-- START OF PROVIDED RECORDS --
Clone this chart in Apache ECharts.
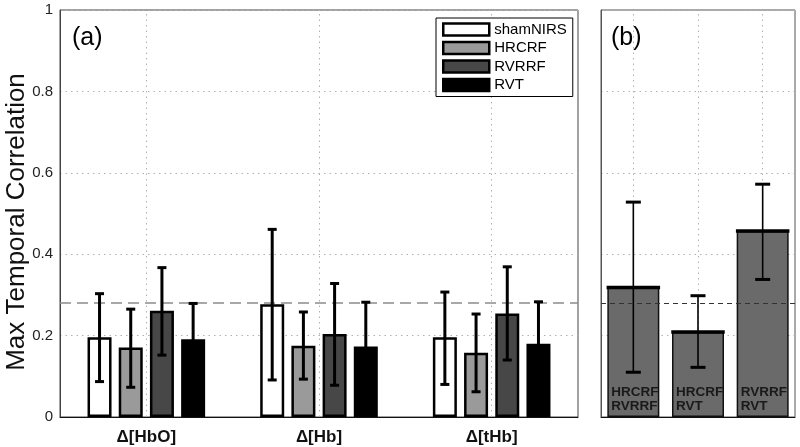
-- END OF PROVIDED RECORDS --
-- START OF PROVIDED RECORDS --
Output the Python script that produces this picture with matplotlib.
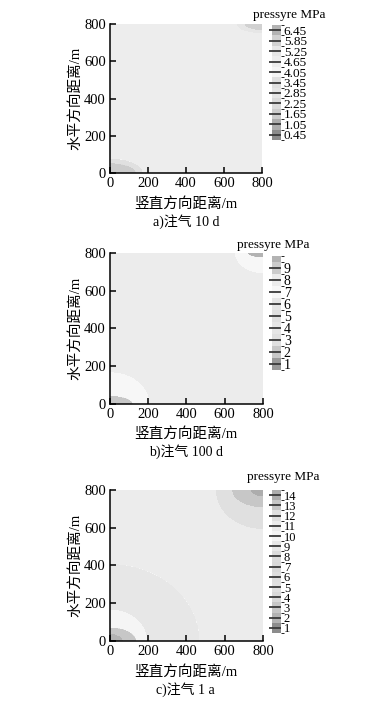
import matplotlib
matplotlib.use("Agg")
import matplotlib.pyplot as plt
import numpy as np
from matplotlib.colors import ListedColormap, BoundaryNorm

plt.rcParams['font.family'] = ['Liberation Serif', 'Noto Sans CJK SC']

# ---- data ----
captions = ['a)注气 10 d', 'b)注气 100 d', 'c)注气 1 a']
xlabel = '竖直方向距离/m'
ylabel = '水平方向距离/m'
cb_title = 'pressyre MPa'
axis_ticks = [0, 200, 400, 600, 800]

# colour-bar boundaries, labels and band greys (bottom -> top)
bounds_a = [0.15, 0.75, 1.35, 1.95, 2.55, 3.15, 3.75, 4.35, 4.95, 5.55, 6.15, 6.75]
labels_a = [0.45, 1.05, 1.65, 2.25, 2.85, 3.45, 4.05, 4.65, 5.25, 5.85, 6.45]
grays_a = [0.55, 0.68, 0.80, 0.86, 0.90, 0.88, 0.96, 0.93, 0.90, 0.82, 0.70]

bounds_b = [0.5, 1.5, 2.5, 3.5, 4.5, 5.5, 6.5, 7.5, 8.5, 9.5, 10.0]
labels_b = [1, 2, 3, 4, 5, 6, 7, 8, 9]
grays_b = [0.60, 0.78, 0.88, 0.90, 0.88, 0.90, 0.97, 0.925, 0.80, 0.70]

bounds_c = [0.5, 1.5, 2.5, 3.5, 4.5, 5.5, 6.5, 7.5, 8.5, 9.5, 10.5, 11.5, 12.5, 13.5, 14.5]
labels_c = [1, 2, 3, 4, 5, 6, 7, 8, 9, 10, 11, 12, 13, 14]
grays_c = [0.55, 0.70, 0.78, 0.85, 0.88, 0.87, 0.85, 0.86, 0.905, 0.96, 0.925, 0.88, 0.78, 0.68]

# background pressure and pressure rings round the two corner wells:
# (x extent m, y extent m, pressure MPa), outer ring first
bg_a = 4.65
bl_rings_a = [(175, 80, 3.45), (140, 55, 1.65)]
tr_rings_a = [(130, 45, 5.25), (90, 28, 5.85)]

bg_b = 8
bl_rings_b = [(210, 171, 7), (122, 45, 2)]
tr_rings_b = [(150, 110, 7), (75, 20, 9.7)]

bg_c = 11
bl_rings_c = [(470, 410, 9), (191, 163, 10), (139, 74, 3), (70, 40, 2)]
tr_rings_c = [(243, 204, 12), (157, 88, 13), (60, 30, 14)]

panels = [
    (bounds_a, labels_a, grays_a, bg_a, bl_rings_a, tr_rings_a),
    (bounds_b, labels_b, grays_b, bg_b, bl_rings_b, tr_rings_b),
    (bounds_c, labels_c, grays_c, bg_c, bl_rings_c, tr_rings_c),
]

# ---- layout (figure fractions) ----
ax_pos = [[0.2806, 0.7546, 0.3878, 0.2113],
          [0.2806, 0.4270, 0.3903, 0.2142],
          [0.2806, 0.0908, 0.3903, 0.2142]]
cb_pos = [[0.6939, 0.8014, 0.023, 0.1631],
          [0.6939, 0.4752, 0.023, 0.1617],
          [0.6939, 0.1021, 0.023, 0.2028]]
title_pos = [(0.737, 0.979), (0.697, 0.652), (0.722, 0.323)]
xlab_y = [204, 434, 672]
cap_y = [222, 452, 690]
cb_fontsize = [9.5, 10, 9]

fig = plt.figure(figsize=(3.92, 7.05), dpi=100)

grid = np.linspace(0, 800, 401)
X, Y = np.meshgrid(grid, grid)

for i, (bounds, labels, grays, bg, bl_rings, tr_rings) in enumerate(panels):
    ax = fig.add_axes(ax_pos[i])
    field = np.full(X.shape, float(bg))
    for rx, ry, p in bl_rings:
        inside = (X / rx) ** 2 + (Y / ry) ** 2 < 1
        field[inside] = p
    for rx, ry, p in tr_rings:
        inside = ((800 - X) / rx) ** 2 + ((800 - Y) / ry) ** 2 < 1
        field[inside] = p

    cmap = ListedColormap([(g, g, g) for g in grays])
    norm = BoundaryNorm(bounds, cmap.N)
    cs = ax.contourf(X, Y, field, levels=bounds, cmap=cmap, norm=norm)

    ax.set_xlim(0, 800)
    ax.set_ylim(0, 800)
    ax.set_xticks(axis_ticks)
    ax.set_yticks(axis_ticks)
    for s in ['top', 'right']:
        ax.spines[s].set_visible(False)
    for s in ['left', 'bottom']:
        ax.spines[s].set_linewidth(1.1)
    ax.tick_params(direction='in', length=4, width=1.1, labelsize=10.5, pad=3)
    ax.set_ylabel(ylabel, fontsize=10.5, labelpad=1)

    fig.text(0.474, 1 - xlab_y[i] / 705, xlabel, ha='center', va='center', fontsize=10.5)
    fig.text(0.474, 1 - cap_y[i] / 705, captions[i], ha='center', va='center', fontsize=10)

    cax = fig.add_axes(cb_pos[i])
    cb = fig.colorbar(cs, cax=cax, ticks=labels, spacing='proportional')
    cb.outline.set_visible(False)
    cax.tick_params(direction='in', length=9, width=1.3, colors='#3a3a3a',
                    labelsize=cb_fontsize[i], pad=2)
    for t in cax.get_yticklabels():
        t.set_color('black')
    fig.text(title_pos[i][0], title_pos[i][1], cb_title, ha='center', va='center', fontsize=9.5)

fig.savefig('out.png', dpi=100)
-- END OF PROVIDED RECORDS --
[WHAT IS REQUIRED]
Where a line above includes "this", copy that line.

[FINISHED ANSWER]
Clone this chart in Apache ECharts.
Output the Python script that produces this picture with matplotlib.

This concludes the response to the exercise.